A simple mental cost model is:

Register access: almost free
Cache hit: cheap
Cache miss to RAM: very expensive
Performance optimization often reduces to turning RAM accesses into cache hits, and keeping data in registers and caches as long as possible.

Memory Hierarchy and Parallel Execution on a Node

On a modern node, many cores share parts of the memory hierarchy. L1 and often L2 caches are private to each core, while L3 cache and main memory are shared among cores on a socket. This shared structure interacts with parallel programming models that use threads.

When multiple threads operate on data that maps to the same cache lines, contention effects and coherence traffic increase. This can reduce the effective bandwidth each thread sees and may increase latency. In extreme cases, poor data layout and access patterns cause cache thrashing, where useful data is rapidly evicted and reloaded.

Furthermore, bandwidth to main memory is finite. If many cores demand data from RAM simultaneously, they compete for this resource. The total bandwidth of the memory system may be reached before the computational capabilities of all cores are saturated.

As you learn about shared memory programming and vectorization, remember that every thread and vector lane ultimately depends on the same physical hierarchy. Scalable performance inside a node requires patterns of memory use that are friendly both to caches and to parallel access.

Implications for Algorithm Design in HPC

The existence of a memory hierarchy shapes the structure of high performance algorithms. Instead of treating memory as a uniform pool, algorithm designers explicitly organize computations to respect the hierarchy.

One common pattern is blocking or tiling. A large data structure, such as a matrix, is divided into smaller blocks that fit into a particular cache level.

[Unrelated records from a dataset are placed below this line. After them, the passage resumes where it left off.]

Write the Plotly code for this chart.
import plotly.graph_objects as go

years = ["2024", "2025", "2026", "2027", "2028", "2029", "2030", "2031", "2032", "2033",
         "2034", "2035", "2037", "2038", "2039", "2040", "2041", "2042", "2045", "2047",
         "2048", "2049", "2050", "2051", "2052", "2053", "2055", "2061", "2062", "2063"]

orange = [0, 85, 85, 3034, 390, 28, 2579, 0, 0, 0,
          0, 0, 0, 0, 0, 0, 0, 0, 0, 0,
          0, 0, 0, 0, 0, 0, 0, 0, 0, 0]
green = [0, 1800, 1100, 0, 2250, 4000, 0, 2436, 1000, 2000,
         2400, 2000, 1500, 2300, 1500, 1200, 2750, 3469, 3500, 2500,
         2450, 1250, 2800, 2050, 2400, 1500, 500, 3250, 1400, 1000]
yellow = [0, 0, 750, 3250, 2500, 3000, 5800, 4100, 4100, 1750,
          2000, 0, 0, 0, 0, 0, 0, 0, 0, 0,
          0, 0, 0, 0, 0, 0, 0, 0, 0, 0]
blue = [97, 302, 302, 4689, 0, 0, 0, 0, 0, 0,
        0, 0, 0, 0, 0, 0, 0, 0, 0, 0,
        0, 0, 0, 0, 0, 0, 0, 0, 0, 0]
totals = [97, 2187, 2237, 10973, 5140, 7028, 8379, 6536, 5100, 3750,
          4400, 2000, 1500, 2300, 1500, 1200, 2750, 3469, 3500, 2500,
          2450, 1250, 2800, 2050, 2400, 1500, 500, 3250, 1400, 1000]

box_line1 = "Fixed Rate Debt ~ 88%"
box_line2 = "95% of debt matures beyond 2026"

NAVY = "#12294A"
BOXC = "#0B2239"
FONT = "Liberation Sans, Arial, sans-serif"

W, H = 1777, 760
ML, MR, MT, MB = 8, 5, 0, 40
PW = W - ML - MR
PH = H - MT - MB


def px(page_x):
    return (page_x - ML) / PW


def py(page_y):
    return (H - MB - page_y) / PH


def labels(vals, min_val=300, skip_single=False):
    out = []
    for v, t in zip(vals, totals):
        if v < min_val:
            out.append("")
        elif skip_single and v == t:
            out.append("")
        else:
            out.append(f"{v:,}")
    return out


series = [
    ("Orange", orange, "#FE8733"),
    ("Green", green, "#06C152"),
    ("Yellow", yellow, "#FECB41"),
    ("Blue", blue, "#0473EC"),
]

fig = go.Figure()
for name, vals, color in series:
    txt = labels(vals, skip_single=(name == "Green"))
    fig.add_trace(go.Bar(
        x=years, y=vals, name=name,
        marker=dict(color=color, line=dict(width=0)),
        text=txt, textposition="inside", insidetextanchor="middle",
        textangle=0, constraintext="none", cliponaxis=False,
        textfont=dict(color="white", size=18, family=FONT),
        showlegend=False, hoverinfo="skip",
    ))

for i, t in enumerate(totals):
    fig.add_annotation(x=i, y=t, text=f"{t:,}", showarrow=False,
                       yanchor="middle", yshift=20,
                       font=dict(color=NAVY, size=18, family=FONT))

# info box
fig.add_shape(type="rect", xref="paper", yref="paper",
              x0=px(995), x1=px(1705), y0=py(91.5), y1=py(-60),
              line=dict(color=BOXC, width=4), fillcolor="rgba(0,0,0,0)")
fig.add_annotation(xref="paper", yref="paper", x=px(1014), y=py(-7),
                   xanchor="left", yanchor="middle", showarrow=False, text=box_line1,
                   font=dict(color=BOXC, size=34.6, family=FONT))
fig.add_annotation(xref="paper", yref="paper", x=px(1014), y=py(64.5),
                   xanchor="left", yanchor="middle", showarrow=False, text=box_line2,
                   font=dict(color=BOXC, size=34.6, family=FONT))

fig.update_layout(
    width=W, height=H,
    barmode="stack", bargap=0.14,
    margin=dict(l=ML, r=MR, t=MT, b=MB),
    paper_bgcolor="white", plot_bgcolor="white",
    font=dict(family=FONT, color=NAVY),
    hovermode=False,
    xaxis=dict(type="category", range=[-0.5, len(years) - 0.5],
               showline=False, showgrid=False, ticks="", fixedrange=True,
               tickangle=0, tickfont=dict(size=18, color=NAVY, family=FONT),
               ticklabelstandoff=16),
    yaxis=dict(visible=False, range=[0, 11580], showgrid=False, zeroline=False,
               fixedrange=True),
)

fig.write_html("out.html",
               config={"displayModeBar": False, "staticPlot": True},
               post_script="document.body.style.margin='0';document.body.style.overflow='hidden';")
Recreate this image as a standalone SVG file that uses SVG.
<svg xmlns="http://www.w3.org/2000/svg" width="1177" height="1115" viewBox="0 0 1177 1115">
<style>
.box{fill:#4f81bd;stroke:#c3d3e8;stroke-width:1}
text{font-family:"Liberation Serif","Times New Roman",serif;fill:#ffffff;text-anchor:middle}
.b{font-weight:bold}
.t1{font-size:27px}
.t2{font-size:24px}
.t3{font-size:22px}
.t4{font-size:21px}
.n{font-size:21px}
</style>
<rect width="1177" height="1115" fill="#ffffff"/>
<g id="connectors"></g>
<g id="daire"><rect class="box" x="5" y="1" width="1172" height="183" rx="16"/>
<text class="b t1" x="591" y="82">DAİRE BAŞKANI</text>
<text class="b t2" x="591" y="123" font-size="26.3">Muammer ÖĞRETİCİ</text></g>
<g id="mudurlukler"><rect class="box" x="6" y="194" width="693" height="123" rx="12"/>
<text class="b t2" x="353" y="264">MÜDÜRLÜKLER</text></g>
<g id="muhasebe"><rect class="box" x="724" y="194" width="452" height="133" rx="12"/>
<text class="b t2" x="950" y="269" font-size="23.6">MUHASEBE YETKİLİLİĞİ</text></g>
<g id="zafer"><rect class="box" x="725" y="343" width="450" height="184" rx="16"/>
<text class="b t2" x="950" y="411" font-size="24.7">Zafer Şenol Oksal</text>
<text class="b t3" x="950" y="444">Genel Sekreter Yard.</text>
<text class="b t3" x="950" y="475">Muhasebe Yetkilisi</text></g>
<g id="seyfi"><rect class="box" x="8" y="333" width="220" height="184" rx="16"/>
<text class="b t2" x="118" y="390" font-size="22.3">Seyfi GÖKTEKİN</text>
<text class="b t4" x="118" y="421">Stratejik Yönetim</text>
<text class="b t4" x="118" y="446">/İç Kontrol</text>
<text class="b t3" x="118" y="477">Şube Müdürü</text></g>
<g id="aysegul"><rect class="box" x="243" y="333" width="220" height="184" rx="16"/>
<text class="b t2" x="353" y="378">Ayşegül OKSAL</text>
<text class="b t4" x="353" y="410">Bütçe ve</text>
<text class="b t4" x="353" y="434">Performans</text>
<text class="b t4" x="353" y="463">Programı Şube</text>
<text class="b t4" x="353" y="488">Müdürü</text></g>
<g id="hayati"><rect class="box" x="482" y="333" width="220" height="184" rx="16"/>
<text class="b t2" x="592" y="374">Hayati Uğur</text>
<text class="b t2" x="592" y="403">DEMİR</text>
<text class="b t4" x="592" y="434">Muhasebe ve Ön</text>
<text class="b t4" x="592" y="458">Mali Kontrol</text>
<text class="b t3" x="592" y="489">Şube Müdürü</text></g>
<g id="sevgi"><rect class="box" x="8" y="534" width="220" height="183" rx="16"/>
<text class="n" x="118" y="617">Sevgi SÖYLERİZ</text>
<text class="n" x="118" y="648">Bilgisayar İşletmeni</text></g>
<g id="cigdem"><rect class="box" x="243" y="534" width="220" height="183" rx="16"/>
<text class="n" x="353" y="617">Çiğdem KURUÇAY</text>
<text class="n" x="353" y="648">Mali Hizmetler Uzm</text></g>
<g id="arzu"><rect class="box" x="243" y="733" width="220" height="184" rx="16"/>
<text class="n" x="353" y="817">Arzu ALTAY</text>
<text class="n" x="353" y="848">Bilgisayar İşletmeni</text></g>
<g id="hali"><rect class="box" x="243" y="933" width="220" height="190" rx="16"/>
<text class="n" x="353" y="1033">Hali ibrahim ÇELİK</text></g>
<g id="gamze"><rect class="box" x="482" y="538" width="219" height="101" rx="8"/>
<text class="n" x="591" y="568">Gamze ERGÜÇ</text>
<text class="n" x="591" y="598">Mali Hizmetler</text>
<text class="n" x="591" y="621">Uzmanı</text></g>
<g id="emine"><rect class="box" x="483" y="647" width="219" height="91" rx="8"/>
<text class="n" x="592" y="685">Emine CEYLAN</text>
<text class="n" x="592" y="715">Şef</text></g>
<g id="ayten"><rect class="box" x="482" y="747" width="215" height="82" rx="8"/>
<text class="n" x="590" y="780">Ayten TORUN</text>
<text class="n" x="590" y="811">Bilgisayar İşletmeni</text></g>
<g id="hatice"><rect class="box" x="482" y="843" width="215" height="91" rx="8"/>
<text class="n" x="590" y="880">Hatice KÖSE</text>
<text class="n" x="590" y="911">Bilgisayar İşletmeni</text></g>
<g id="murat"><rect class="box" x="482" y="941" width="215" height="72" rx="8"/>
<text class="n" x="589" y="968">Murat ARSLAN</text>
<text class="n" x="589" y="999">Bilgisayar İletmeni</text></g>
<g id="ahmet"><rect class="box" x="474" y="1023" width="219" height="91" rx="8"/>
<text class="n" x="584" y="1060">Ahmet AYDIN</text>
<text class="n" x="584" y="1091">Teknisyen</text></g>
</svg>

Computations are arranged to operate on one block at a time, reusing data as much as possible before moving on. This improves temporal locality and reduces the number of times data is loaded from lower levels.

Another pattern is reordering loops or data layouts so that innermost loops access memory contiguously. This improves spatial locality and helps the hardware prefetcher anticipate upcoming accesses. Prefetchers try to load data into caches before it is needed, but they are effective only for predictable patterns.

In HPC, the same mathematical algorithm can have very different performance depending on how it is organized around the memory hierarchy. Two implementations with identical arithmetic operations but different data access orders may differ in runtime by an order of magnitude or more.

Summary of the Memory Hierarchy’s Role in HPC

The memory hierarchy is a layered structure of storage technologies that trade off speed, size, and cost. It exists because a single uniform memory with ideal properties is not practical. For HPC programmers, the hierarchy is not just a hardware detail. It is a central part of how performance is determined.

Registers and caches feed the CPU very quickly, but they are small. Main memory is much larger but significantly slower to access. Multilevel caches, NUMA domains, and shared memory bandwidth complicate the picture further. Programs achieve high performance by maximizing locality, fitting their working sets into faster levels when possible, and arranging computations to minimize expensive transfers from lower levels.

In later chapters, you will examine registers, caches, and main memory in more detail, and see concrete examples of how to design codes that cooperate with the memory hierarchy instead of fighting it.